((

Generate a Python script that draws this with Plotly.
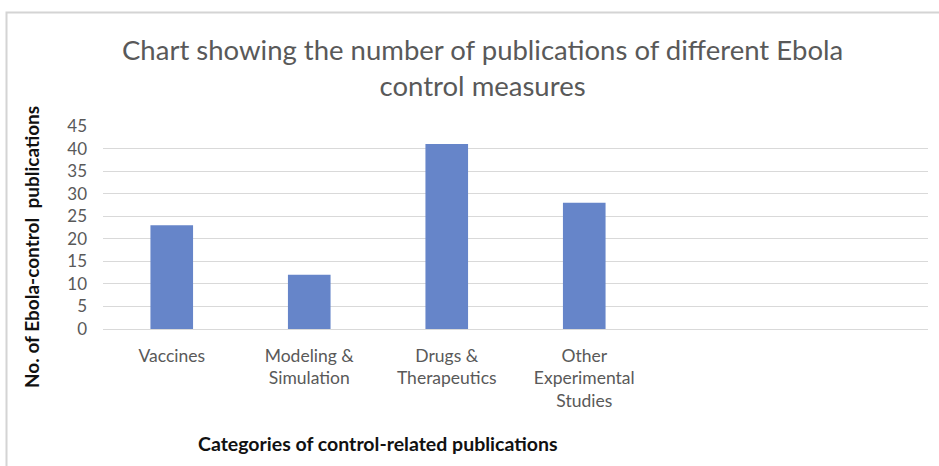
import plotly.graph_objects as go

categories = ["Vaccines", "Modeling &<br>Simulation", "Drugs &<br>Therapeutics",
              "Other<br>Experimental<br>Studies", " ", "  "]
values = [23, 12, 41, 28, None, None]
y_ticks = [0, 5, 10, 15, 20, 25, 30, 35, 40, 45]

W, H = 939, 466
ML, MR, MT, MB = 103, 11, 126, 137
PW, PH = W - ML - MR, H - MT - MB

def px_x(p):
    return (p - ML) / PW

def px_y(p):
    return (H - MB - p) / PH

FONT = "Lato"
GRAY = "#595959"

fig = go.Figure(go.Bar(x=categories, y=values, marker_color="#6685C9",
                       marker_line_width=0))

fig.update_layout(
    width=W, height=H, autosize=False,
    margin=dict(l=ML, r=MR, t=MT, b=MB, pad=0),
    paper_bgcolor="white", plot_bgcolor="white",
    bargap=0.69, showlegend=False,
    font=dict(family=FONT, color=GRAY),
)
fig.update_yaxes(range=[0, 45], tickvals=y_ticks, showgrid=True, gridcolor="#D9D9D9",
                 gridwidth=1, zeroline=True, zerolinecolor="#D9D9D9", zerolinewidth=1,
                 tickfont=dict(size=17, color=GRAY, family=FONT), ticks="",
                 ticklabelstandoff=15, fixedrange=True)
fig.update_xaxes(tickfont=dict(size=17.5, color=GRAY, family=FONT), ticks="",
                 showline=False, ticklabelstandoff=14, fixedrange=True)

# border of chart area (cropped at right/bottom)
fig.add_shape(type="rect", xref="paper", yref="paper",
              x0=px_x(6.5), x1=px_x(960), y0=px_y(490), y1=px_y(12.5),
              line=dict(color="#D4D4D4", width=2), fillcolor="rgba(0,0,0,0)", layer="below")

fig.add_annotation(text="Chart showing the number of publications of different Ebola<br>control measures",
                   xref="paper", yref="paper", x=px_x(482), y=px_y(68),
                   xanchor="center", yanchor="middle", showarrow=False,
                   font=dict(size=27.5, color=GRAY, family=FONT))
fig.add_annotation(text="<b>No. of Ebola-control  publications</b>", textangle=-90,
                   xref="paper", yref="paper", x=px_x(31), y=px_y(247),
                   xanchor="center", yanchor="middle", showarrow=False,
                   font=dict(size=19, color="#111111", family=FONT))
fig.add_annotation(text="<b>Categories of control-related publications</b>",
                   xref="paper", yref="paper", x=px_x(378), y=px_y(443),
                   xanchor="center", yanchor="middle", showarrow=False,
                   font=dict(size=19.5, color="#111111", family=FONT))

fig.write_html("out.html")
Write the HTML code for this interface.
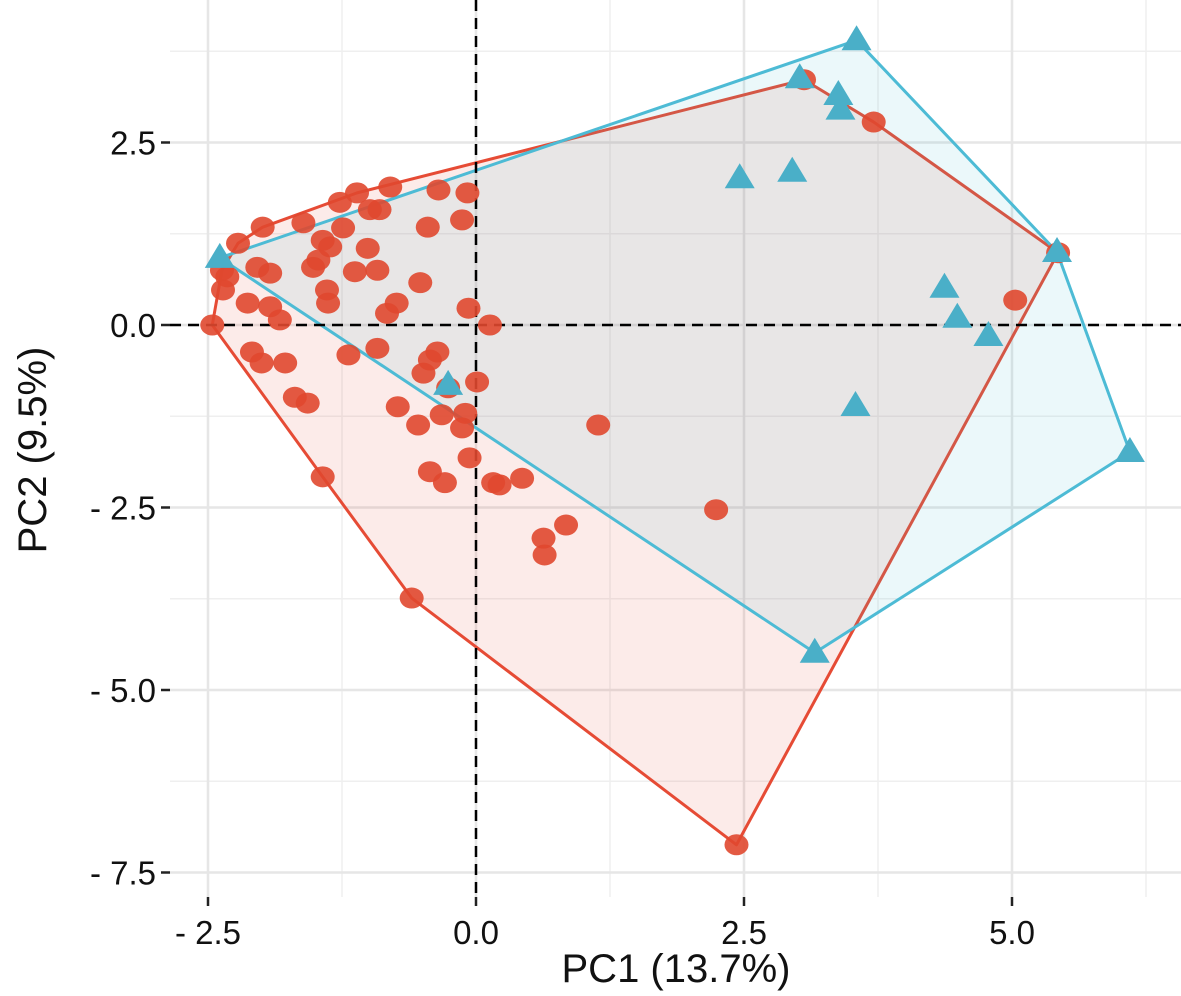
<!DOCTYPE html>
<html><head><meta charset="utf-8"><style>
html,body{margin:0;padding:0;background:#fff;}
svg text{font-family:"Liberation Sans",Arial,sans-serif;}
</style></head><body>
<svg id="chart" width="1181" height="991" viewBox="0 0 1181 991" xmlns="http://www.w3.org/2000/svg">
<g id="grid"></g>
<g id="hulls"></g>
<g id="refs"></g>
<g id="pts"></g>
<g id="axes"></g>
<text x="676" y="982" font-size="40" text-anchor="middle" fill="#111">PC1 (13.7%)</text>
<text transform="translate(46,450) rotate(-90)" font-size="40" text-anchor="middle" fill="#111">PC2 (9.5%)</text>
</svg>
<script>
const redX=[-0.80,-1.11,-1.27,-0.99,-0.90,-0.35,-0.08,-1.99,-1.61,-1.24,-0.45,-0.13,-2.22,-1.43,-1.36,-1.01,-1.52,-1.47,-1.13,-0.92,-2.04,-1.92,-2.32,-2.36,-1.39,-1.38,-0.52,-0.74,-0.83,-2.13,-1.92,-1.83,-0.07,0.13,-2.46,-2.09,-2.00,-1.78,-1.19,-0.92,-0.36,-0.43,-0.49,0.01,-0.26,-1.69,-1.57,-0.73,-0.54,-0.32,-0.10,-0.13,-0.06,-0.43,-0.29,0.16,-1.43,0.22,0.43,0.63,0.64,0.84,1.14,2.24,2.43,-0.60,3.06,3.71,5.43,5.03,-2.37];
const redY=[1.89,1.81,1.68,1.58,1.58,1.85,1.81,1.34,1.40,1.33,1.34,1.44,1.12,1.16,1.07,1.05,0.79,0.89,0.73,0.75,0.79,0.71,0.66,0.48,0.48,0.30,0.58,0.30,0.16,0.30,0.25,0.07,0.23,0.00,0.00,-0.37,-0.52,-0.52,-0.41,-0.32,-0.37,-0.48,-0.66,-0.78,-0.86,-0.99,-1.07,-1.12,-1.37,-1.23,-1.21,-1.41,-1.82,-2.01,-2.16,-2.16,-2.08,-2.19,-2.10,-2.92,-3.15,-2.74,-1.37,-2.53,-7.12,-3.74,3.36,2.78,0.99,0.34,0.75];
const blueX=[-2.39,3.55,3.02,3.38,3.40,2.46,2.95,5.42,4.37,4.49,4.78,3.54,6.10,3.16,-0.26];
const blueY=[0.92,3.90,3.38,3.15,2.95,2.01,2.10,1.00,0.51,0.10,-0.15,-1.11,-1.74,-4.49,-0.82];
const xTicks=[-2.5,0,2.5,5];
const xTickLabels=["- 2.5","0.0","2.5","5.0"];
const yTicks=[2.5,0,-2.5,-5,-7.5];
const yTickLabels=["2.5","0.0","- 2.5","- 5.0","- 7.5"];
const xMinor=[-1.25,1.25,3.75,6.25];
const yMinor=[3.75,1.25,-1.25,-3.75,-6.25];

const X=v=>476+v*107.2, Y=v=>325-v*73;
const L=170,R=1181,T=0,B=897;
const NS="http://www.w3.org/2000/svg";
function mk(tag,attrs,parent){const e=document.createElementNS(NS,tag);for(const k in attrs)e.setAttribute(k,attrs[k]);parent.appendChild(e);return e;}
const grid=document.getElementById('grid'),hulls=document.getElementById('hulls'),refs=document.getElementById('refs'),pts=document.getElementById('pts'),axes=document.getElementById('axes');
xMinor.forEach(v=>{const e=mk('line',{x1:X(v),x2:X(v),y1:T,y2:B,stroke:'#efefef','stroke-width':1.5},grid);

});
yMinor.forEach(v=>{const e=mk('line',{x1:L,x2:R,y1:Y(v),y2:Y(v),stroke:'#efefef','stroke-width':1.5},grid);

});
xTicks.forEach((v,i)=>{const e=mk('line',{x1:X(v),x2:X(v),y1:T,y2:B,stroke:'#e6e6e6','stroke-width':2.5},grid);


const tk=mk('line',{x1:X(v),x2:X(v),y1:B,y2:B+9,stroke:'#222','stroke-width':2.5},axes);


const t=mk('text',{x:X(v),y:B+47,'font-size':33,'text-anchor':'middle',fill:'#111'},axes);t.textContent=xTickLabels[i];

});
yTicks.forEach((v,i)=>{const e=mk('line',{x1:L,x2:R,y1:Y(v),y2:Y(v),stroke:'#e6e6e6','stroke-width':2.5},grid);


const tk=mk('line',{x1:L-9,x2:L,y1:Y(v),y2:Y(v),stroke:'#222','stroke-width':2.5},axes);


const t=mk('text',{x:L-14,y:Y(v)+12,'font-size':33,'text-anchor':'end',fill:'#111'},axes);t.textContent=yTickLabels[i];

});

function hull(xs,ys){const p=xs.map((x,i)=>[x,ys[i]]).sort((a,b)=>a[0]-b[0]||a[1]-b[1]);
const cr=(o,a,b)=>(a[0]-o[0])*(b[1]-o[1])-(a[1]-o[1])*(b[0]-o[0]);
const lo=[],up=[];for(const q of p){while(lo.length>=2&&cr(lo[lo.length-2],lo[lo.length-1],q)<=0)lo.pop();lo.push(q);}
for(let i=p.length-1;i>=0;i--){const q=p[i];while(up.length>=2&&cr(up[up.length-2],up[up.length-1],q)<=0)up.pop();up.push(q);}
lo.pop();up.pop();return lo.concat(up);}
function drawHull(xs,ys,col,name){const h=hull(xs,ys);
const e=mk('polygon',{points:h.map(p=>X(p[0])+','+Y(p[1])).join(' '),fill:col,'fill-opacity':0.11,stroke:col,'stroke-width':3,'stroke-linejoin':'round'},hulls);

}
drawHull(redX,redY,'#E64B35','group1-hull');
drawHull(blueX,blueY,'#4DBBD5','group2-hull');

const v0=mk('line',{x1:X(0),x2:X(0),y1:T,y2:B,stroke:'#000','stroke-width':2.5,'stroke-dasharray':'11 7'},refs);


const h0=mk('line',{x1:L,x2:R,y1:Y(0),y2:Y(0),stroke:'#000','stroke-width':2.5,'stroke-dasharray':'11 7'},refs);



redX.forEach((x,i)=>{const e=mk('ellipse',{cx:X(x),cy:Y(redY[i]),rx:12,ry:10.5,fill:'#E0482F','fill-opacity':0.9},pts);

});
blueX.forEach((x,i)=>{const cx=X(x),cy=Y(blueY[i]);
const e=mk('polygon',{points:`${cx},${cy-15} ${cx-15},${cy+10} ${cx+15},${cy+10}`,fill:'#4AAFC8'},pts);

});
</script>
</body></html>
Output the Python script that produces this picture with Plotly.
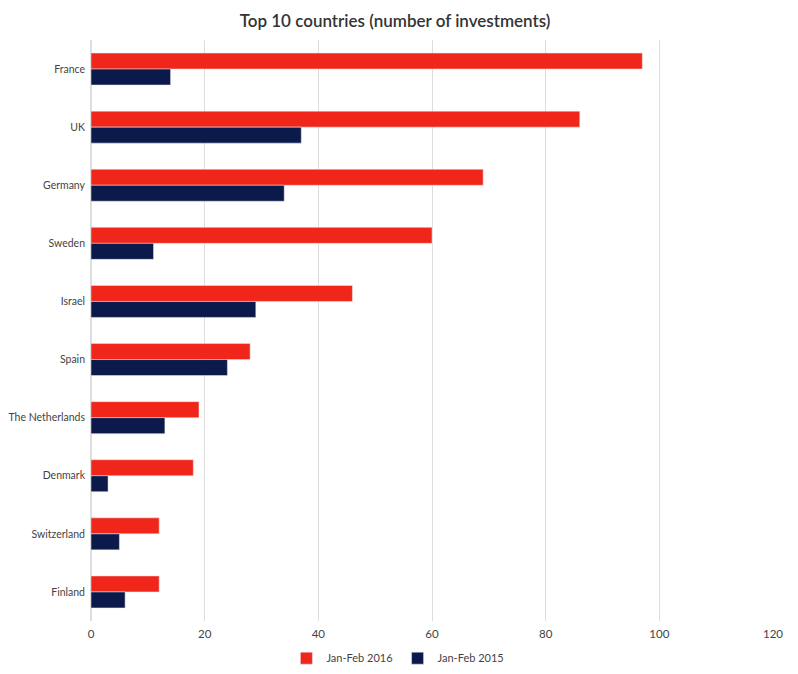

))

Extract from the data every line where "that" shows up.

Generate a Python script that draws this with Plotly.
Output the Python script that produces this picture with Plotly.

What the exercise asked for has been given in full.